Pick a few random sites from the Gatsby showcase on their homepage and run them through webpagetest.org Simple Testing.
shopflamingo.com, ideo.com, ca.braun.com, and bejamas.io are all blazingly fast for me.
Ideo has a pretty bad insight score (41): https://developers.google.com/speed/pagespeed/insights/?url=...

First paint: 4.1 Seconds. Time to interactive: 11.5 Seconds.

I wouldn't say that's very fast.

Edit: I didn't check the other three.

shopflamingo.com gets 47

ca.braun.com gets 77

bejamas.io gets 96

So implementation dependent I guess

You mean your computer or on webpagetest.org?
So, for (2) above, not sure I understand:

camp 1) at best, a TCP connection is re-used, and the HTML for "page 2" is fetched over the network, parsed, the CSS OM is applied, and then the whole caboodle* is "painted on screen".

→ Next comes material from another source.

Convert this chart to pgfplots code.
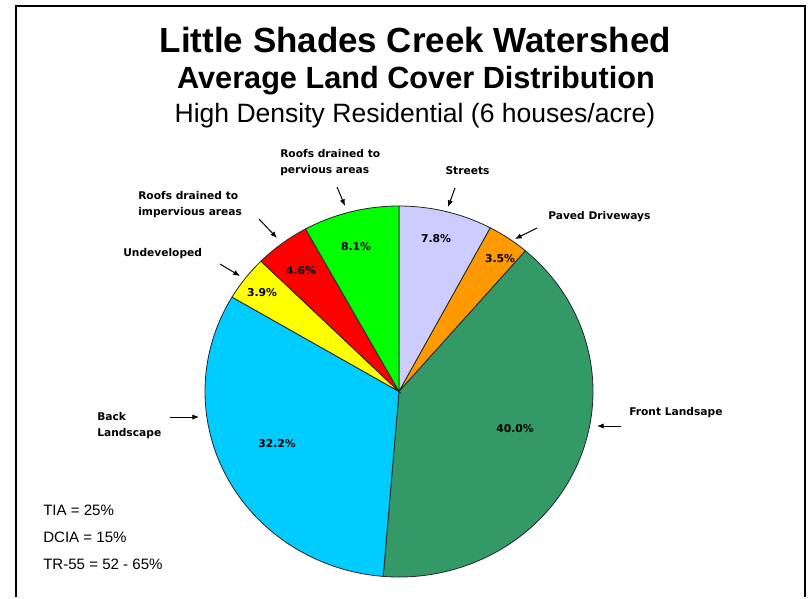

camp 2) the CSS OM is applied and "page 2" is painted on-screen (possibly even faster if the browser cached "page 2" in a texture on the GPU, so the CSS OM application step may be optimized away)

So I genuinely don't understand how fetching a "page 2" from a CDN

(we use Cloudfront & GCP's CDN at https://mintdata.com, so I'm basing my experience on this)

is faster than the SPA approach?

I am genuinely curious on the above -- not trying to start a flame war :D

* Yes, apparently caboodle is a word?! I had to Google it just like you to make sure :)

It's not faster than the SPA approach. It's just not very much slower. It used to be much slower below using CDNs was common.